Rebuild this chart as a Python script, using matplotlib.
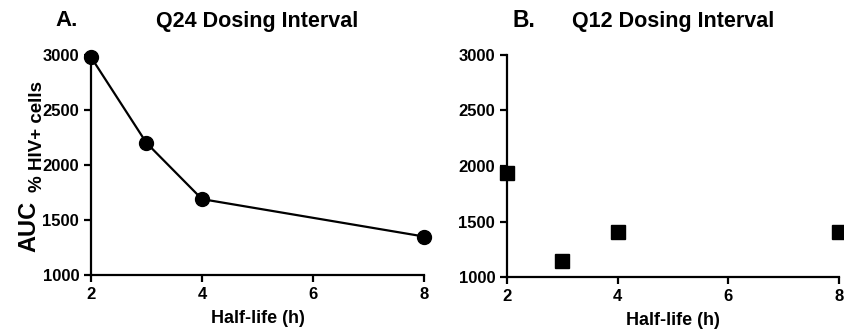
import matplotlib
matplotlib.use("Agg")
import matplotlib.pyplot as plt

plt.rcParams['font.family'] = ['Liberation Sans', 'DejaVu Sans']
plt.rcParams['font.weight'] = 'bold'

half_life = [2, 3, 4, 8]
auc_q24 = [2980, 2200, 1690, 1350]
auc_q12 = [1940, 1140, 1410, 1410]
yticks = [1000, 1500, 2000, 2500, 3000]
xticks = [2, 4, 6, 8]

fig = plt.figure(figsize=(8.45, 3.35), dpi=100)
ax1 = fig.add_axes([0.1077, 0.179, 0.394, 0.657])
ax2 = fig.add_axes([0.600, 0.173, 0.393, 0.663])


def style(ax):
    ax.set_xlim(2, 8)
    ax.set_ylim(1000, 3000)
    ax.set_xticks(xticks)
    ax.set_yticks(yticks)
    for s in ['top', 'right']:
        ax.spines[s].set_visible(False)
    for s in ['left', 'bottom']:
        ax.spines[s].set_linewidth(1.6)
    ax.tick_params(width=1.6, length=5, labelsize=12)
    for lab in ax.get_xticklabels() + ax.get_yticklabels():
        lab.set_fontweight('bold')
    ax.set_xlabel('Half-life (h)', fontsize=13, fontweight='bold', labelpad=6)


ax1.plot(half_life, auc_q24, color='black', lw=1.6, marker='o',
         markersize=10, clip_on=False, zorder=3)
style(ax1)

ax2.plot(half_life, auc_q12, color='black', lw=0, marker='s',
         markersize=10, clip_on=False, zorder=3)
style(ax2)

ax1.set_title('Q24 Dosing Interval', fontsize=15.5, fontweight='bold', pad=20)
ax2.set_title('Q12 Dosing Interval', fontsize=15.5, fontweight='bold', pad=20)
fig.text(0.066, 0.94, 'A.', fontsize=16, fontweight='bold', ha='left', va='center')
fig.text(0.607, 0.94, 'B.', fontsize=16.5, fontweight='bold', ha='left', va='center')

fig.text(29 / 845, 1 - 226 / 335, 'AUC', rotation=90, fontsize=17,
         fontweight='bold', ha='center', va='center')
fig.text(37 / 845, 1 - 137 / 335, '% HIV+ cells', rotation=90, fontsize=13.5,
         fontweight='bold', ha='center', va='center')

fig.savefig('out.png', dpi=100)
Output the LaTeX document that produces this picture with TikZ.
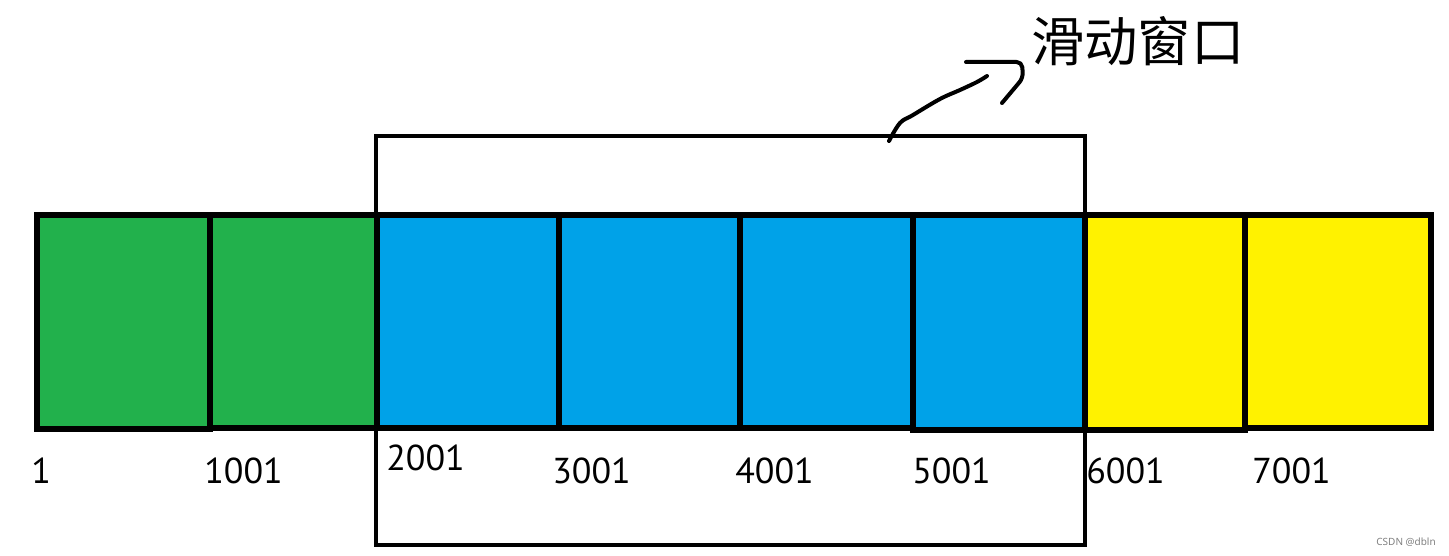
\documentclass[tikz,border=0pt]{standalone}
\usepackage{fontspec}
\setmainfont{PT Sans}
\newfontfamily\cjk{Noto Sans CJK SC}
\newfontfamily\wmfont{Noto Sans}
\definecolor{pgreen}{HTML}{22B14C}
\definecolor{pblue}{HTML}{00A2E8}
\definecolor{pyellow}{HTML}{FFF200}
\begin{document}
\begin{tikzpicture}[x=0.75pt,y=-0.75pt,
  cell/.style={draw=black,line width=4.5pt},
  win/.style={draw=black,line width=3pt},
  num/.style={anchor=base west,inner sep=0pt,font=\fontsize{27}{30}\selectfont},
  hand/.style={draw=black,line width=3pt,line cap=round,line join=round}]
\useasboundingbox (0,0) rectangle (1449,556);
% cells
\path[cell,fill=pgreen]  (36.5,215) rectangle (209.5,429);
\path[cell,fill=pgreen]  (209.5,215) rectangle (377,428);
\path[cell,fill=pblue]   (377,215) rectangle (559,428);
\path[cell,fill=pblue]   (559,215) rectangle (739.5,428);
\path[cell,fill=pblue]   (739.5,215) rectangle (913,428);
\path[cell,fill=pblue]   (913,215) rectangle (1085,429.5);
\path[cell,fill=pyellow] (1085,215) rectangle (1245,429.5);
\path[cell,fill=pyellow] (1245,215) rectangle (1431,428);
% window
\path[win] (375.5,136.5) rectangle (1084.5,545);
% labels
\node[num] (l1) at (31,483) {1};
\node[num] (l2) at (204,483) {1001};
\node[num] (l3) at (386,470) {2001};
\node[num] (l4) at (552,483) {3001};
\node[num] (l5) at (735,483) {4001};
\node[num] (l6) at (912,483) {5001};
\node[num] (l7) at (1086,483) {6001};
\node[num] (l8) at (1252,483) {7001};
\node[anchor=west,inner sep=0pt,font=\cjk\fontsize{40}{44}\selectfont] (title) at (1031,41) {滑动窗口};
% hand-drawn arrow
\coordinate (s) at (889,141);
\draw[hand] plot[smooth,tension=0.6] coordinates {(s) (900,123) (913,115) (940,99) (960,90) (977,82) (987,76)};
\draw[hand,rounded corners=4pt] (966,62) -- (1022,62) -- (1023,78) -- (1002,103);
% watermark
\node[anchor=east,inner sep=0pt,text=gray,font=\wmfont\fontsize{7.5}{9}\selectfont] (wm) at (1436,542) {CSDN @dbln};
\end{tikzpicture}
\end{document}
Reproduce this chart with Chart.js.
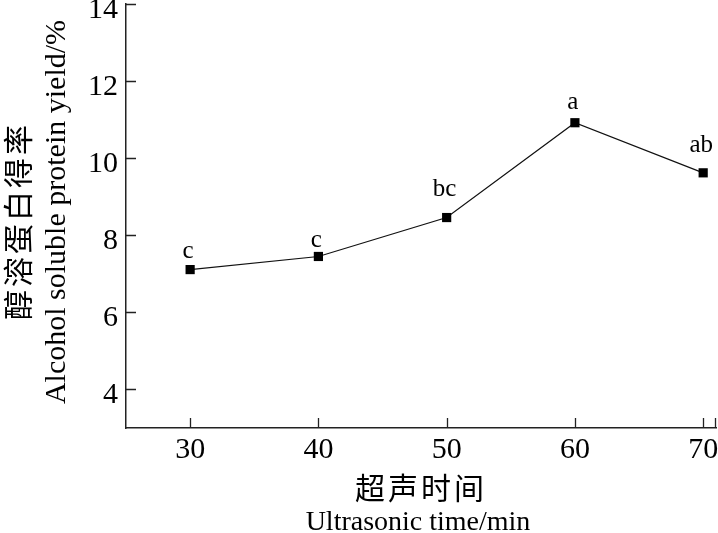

#####

**Written exercise**: Collect the lines of the data that carry the word "with".

**Answer to this problem**:
Output the LaTeX document that produces this picture with TikZ.
Reproduce this chart with Chart.js.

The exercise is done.